At issue is the office’s failure to get an auditing team in place to oversee spending of the half-cent transit tax passed in November, an issue they say could delay spending of the returns and cloud public faith in the $17 billion program. The county began levying the tax in January.

The office of transportation management was created specifically to oversee work done using the new funds but the Citizens Independent Transportation Trust is required to be in place to execute the funds before any can be spent.

Two weeks ago pre-selected civic groups named representatives to sit on a temporary nominating committee, now charged with putting together the full-time auditing group. The committee is to hold its first meeting Feb. 18 and Danny Alvarez, transportation management director, is to give a status report on their progress by March.
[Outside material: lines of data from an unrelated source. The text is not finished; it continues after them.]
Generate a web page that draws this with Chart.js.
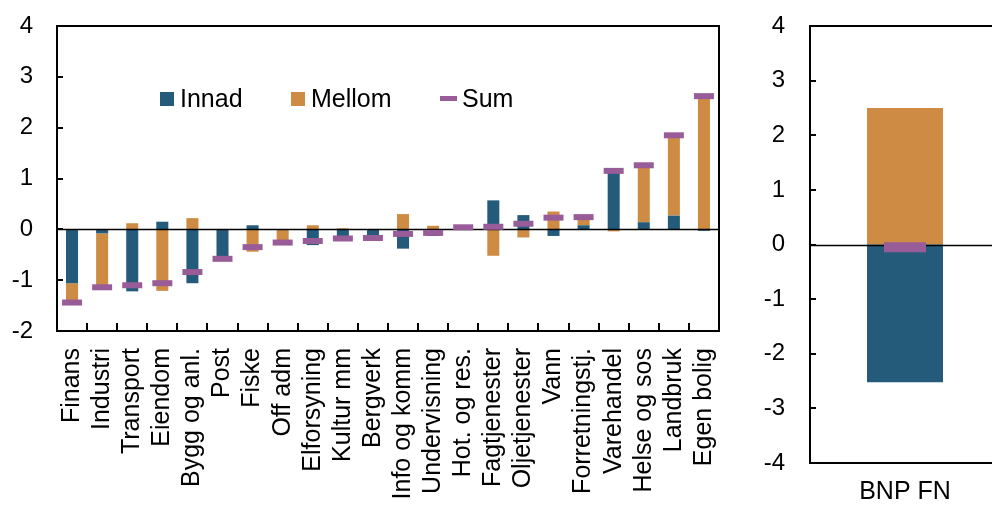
<!DOCTYPE html>
<html>
<head>
<meta charset="utf-8">
<script src="https://cdn.jsdelivr.net/npm/chart.js@4.4.1/dist/chart.umd.min.js"></script>
<style>
  html, body { margin: 0; padding: 0; background: #fff; overflow: hidden; width: 992px; height: 506px; }
  canvas { position: absolute; top: 0; }
  #sectors { left: 0; }
  #total   { left: 740px; }
</style>
</head>
<body>
<canvas id="sectors" width="740" height="506"></canvas>
<canvas id="total" width="270" height="506"></canvas>
<script>
// Contributions by industry (percentage points)
const categories = ['Finans', 'Industri', 'Transport', 'Eiendom', 'Bygg og anl.', 'Post', 'Fiske',
  'Off adm', 'Elforsyning', 'Kultur mm', 'Bergverk', 'Info og komm', 'Undervisning', 'Hot. og res.',
  'Fagtjenester', 'Oljetjenester', 'Vann', 'Forretningstj.', 'Varehandel', 'Helse og sos',
  'Landbruk', 'Egen bolig'];
const innad  = [-1.06, -0.08, -1.22,  0.15, -1.06, -0.56,  0.08, -0.01, -0.31, -0.20, -0.17,
                -0.38, -0.13,  0.02,  0.57,  0.28, -0.13,  0.08,  1.19,  0.14,  0.27, -0.03];
const mellom = [-0.38, -1.06,  0.12, -1.21,  0.22, -0.02, -0.44, -0.25,  0.08,  0.02,  0.00,
                 0.30,  0.07,  0.02, -0.52, -0.16,  0.35,  0.16, -0.04,  1.12,  1.58,  2.65];
const sum    = [-1.44, -1.14, -1.10, -1.06, -0.84, -0.58, -0.35, -0.26, -0.23, -0.18, -0.17,
                -0.09, -0.07,  0.04,  0.05,  0.11,  0.23,  0.24,  1.15,  1.26,  1.85,  2.62];

// Aggregate
const totalCategories = ['BNP FN'];
const totalInnad  = [-2.52];
const totalMellom = [2.50];
const totalSum    = [-0.05];

const leftTicks  = { min: -2, max: 4, step: 1 };
const rightTicks = { min: -4, max: 4, step: 1 };

const BLUE = '#245b7b', ORANGE = '#cd8b43', PURPLE = '#985c98';

Chart.defaults.font.family = "'Liberation Sans', Arial, sans-serif";
Chart.defaults.color = '#000';
Chart.defaults.animation = false;

// Box, inward tick marks and the zero line
const framePlugin = {
  id: 'frame',
  beforeDatasetDraw(chart, args) {
    if (args.meta.type !== 'line') return;
    const { ctx, chartArea: a, scales: { y } } = chart;
    const y0 = Math.round(y.getPixelForValue(0)) + 0.5;
    ctx.save();
    ctx.strokeStyle = '#000';
    ctx.lineWidth = 1.5;
    ctx.beginPath();
    ctx.moveTo(a.left, y0);
    ctx.lineTo(a.right, y0);
    ctx.stroke();
    ctx.restore();
  },
  afterDraw(chart, args, opts) {
    const { ctx, chartArea: a, scales: { x, y } } = chart;
    ctx.save();
    ctx.strokeStyle = '#000';
    ctx.lineWidth = 2;
    ctx.strokeRect(a.left, a.top, a.right - a.left, a.bottom - a.top);
    ctx.beginPath();
    y.ticks.forEach(t => {
      const py = Math.round(y.getPixelForValue(t.value));
      ctx.moveTo(a.left, py);
      ctx.lineTo(a.left + 6, py);
    });
    if (opts.xTicks) {
      const n = x.ticks.length;
      const w = (a.right - a.left) / n;
      for (let i = 1; i < n; i++) {
        const px = Math.round(a.left + i * w);
        ctx.moveTo(px, a.bottom);
        ctx.lineTo(px, a.bottom - 8);
      }
    }
    ctx.stroke();
    ctx.restore();
  }
};

// Legend placed inside the plot area
const innerLegend = {
  id: 'innerLegend',
  afterDraw(chart) {
    const { ctx, chartArea: a } = chart;
    const ds = chart.data.datasets;
    const cy = 99;
    ctx.save();
    ctx.font = "25px 'Liberation Sans', Arial, sans-serif";
    ctx.textBaseline = 'middle';
    const items = [
      { x: a.left + 103, ds: ds[0], kind: 'box' },
      { x: a.left + 234, ds: ds[1], kind: 'box' },
      { x: a.left + 383, ds: ds[2], kind: 'line' }
    ];
    items.forEach(it => {
      if (it.kind === 'box') {
        ctx.fillStyle = it.ds.backgroundColor;
        ctx.fillRect(it.x, cy - 7, 14, 14);
        ctx.fillStyle = '#000';
        ctx.fillText(it.ds.label, it.x + 20, cy + 1);
      } else {
        ctx.fillStyle = it.ds.pointBorderColor;
        ctx.fillRect(it.x, cy - 3, 17, 5);
        ctx.fillStyle = '#000';
        ctx.fillText(it.ds.label, it.x + 22, cy + 1);
      }
    });
    ctx.restore();
  }
};

function makeOptions(ticks, yWidth, xHeight, yPad, padRight, showXTicks) {
  return {
    responsive: false,
    maintainAspectRatio: false,
    devicePixelRatio: 1,
    layout: { autoPadding: false, padding: { top: 26, right: padRight, left: 0, bottom: 0 } },
    plugins: { legend: { display: false }, tooltip: { enabled: false }, frame: { xTicks: showXTicks } },
    scales: {
      x: {
        stacked: true,
        grid: { display: false, drawTicks: false },
        border: { display: false },
        ticks: { autoSkip: false, maxRotation: 90, minRotation: showXTicks ? 90 : 0, padding: showXTicks ? 17 : 14,
                 font: { size: 25 }, color: '#000' },
        afterFit(s) { s.height = xHeight; s.paddingLeft = 0; s.paddingRight = 0; }
      },
      y: {
        stacked: true,
        min: ticks.min, max: ticks.max,
        grid: { display: false, drawTicks: false },
        border: { display: false },
        ticks: { stepSize: ticks.step, padding: yPad, font: { size: 24 }, color: '#000' },
        afterFit(s) { s.width = yWidth; s.paddingTop = 0; s.paddingBottom = 0; }
      }
    }
  };
}

function datasets(a, b, s, markerHalf, markerThick) {
  return [
    { type: 'bar', label: 'Innad', data: a, backgroundColor: BLUE, stack: 'parts', order: 2,
      barPercentage: 0.8, categoryPercentage: 0.5 },
    { type: 'bar', label: 'Mellom', data: b, backgroundColor: ORANGE, stack: 'parts', order: 2,
      barPercentage: 0.8, categoryPercentage: 0.5 },
    { type: 'line', label: 'Sum', data: s, stack: 'total', order: 1, showLine: false,
      pointStyle: 'line', pointRadius: markerHalf, pointHoverRadius: markerHalf,
      pointBorderWidth: markerThick, pointHoverBorderWidth: markerThick,
      pointBorderColor: PURPLE, pointBackgroundColor: PURPLE, borderColor: PURPLE }
  ];
}

new Chart(document.getElementById('sectors'), {
  data: { labels: categories, datasets: datasets(innad, mellom, sum, 10, 6) },
  options: makeOptions(leftTicks, 57, 175, 24, 21, true),
  plugins: [framePlugin, innerLegend]
});

new Chart(document.getElementById('total'), {
  data: { labels: totalCategories, datasets: datasets(totalInnad, totalMellom, totalSum, 21, 10) },
  options: makeOptions(rightTicks, 70, 43, 25, 10, false),
  plugins: [framePlugin]
});
</script>
</body>
</html>
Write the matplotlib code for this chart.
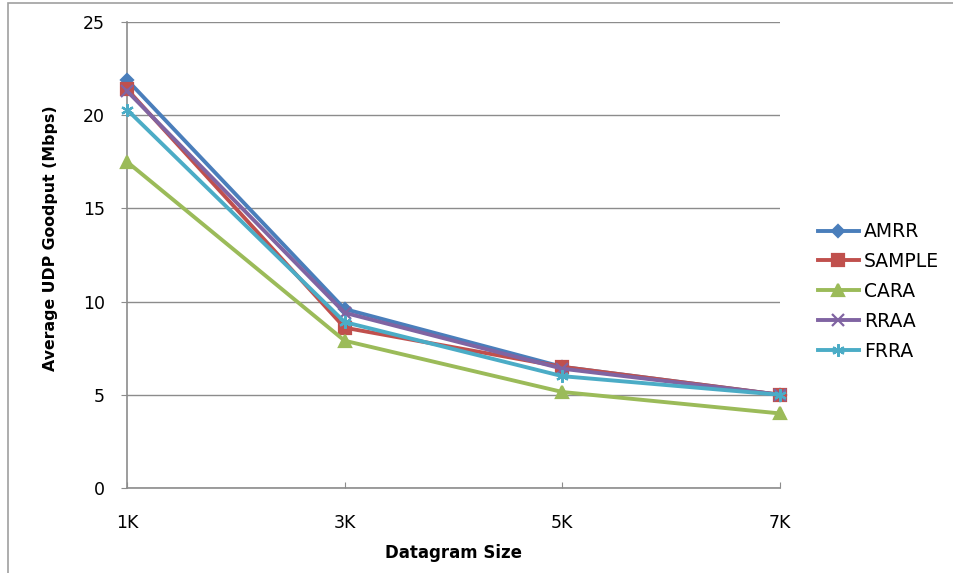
import numpy as np
import matplotlib
matplotlib.use("Agg")
import matplotlib.pyplot as plt
from matplotlib.patches import Rectangle

plt.rcParams['font.family'] = ['DejaVu Sans']

sizes = ['1K', '3K', '5K', '7K']
amrr = [21.9, 9.6, 6.5, 5.0]
sample = [21.4, 8.6, 6.5, 5.0]
cara = [17.5, 7.9, 5.15, 4.0]
rraa = [21.3, 9.4, 6.4, 5.0]
frra = [20.3, 8.9, 6.0, 5.0]

names = ['AMRR', 'SAMPLE', 'CARA', 'RRAA', 'FRRA']
colors = ['#4A7EBB', '#C0504D', '#9BBB59', '#8064A2', '#4BACC6']
markers = ['D', 's', '^', 'x', (6, 2, 0)]
msizes = [6, 8, 8, 8, 9]

fig = plt.figure(figsize=(9.54, 5.73), dpi=100)
ax = fig.add_axes([127/954, 1-488/573, (780-127)/954, (488-22)/573])

# outer chart border
fig.patches.append(Rectangle((8/954, -0.1), 1.5, 1.1 - 3.5/573,
                             transform=fig.transFigure, fill=False,
                             edgecolor='#a0a0a0', lw=1.2))

x = np.arange(len(sizes))
for vals, name, c, m, ms in zip([amrr, sample, cara, rraa, frra], names,
                                colors, markers, msizes):
    ax.plot(x, vals, color=c, lw=2.8, marker=m, ms=ms, mec=c, mfc=c,
            mew=1.6, label=name, clip_on=False, zorder=3)

ax.set_xlim(0, 3)
ax.set_ylim(0, 25)
ax.set_yticks(np.arange(0, 26, 5))
ax.set_xticks(x)
ax.set_xticklabels(sizes)
ax.yaxis.grid(True, color='#8c8c8c', lw=1.0)
ax.set_axisbelow(True)
for s in ['top', 'right']:
    ax.spines[s].set_visible(False)
for s in ['left', 'bottom']:
    ax.spines[s].set_color('#8c8c8c')
    ax.spines[s].set_linewidth(1.2)
ax.tick_params(axis='y', direction='out', length=4.5, color='#8c8c8c',
               labelsize=12.5, pad=11.5)
ax.tick_params(axis='x', direction='in', length=4.5, color='#8c8c8c',
               labelsize=12.5, pad=19)

ax.set_xlabel('Datagram Size', fontsize=12, fontweight='bold', labelpad=8)
ax.set_ylabel('Average UDP Goodput (Mbps)', fontsize=11.3, fontweight='bold')
ax.yaxis.set_label_coords(-0.106, 0.536)

ax.legend(loc='center left', bbox_to_anchor=(1.058, 0.422), frameon=False,
          fontsize=13.5, handlelength=2.2, labelspacing=0.58, handletextpad=0.25,
          borderaxespad=0, borderpad=0)

fig.savefig('out.png', dpi=100)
At a county planning meeting last week, commissioners and other officials grilled Mr. Alvarez as to why formation of that auditing team is taking so long.

"The plan doesn’t have what we promised the people. It’s been 90 days and we still don’t have a (auditing) trust," said Hialeah Mayor Raul Martinez, a member of Miami-Dade’s Metropolitan Planning Organization, which identifies and stewards urban planning and transportation projects countywide.

After passing the tax plan in November, voters were told by county transit officials that an auditing team would probably take form by January.

That unofficial deadline, however, has since rolled into March and now may be April, Mr. Alvarez told the commission.

"We’re hoping for March but mid-April would be a more realistic timeframe," he said. The formation process for the citizens group – as spelled out in the referendum – is complex, he said, and must pass through several layers of civic bureaucracy before getting into county hands.

Commissioners were not receptive to his explanations.

"I think everyone would like to know what’s taking so long," said Commissioner Katy Sorenson. "This has a lot of us very nervous."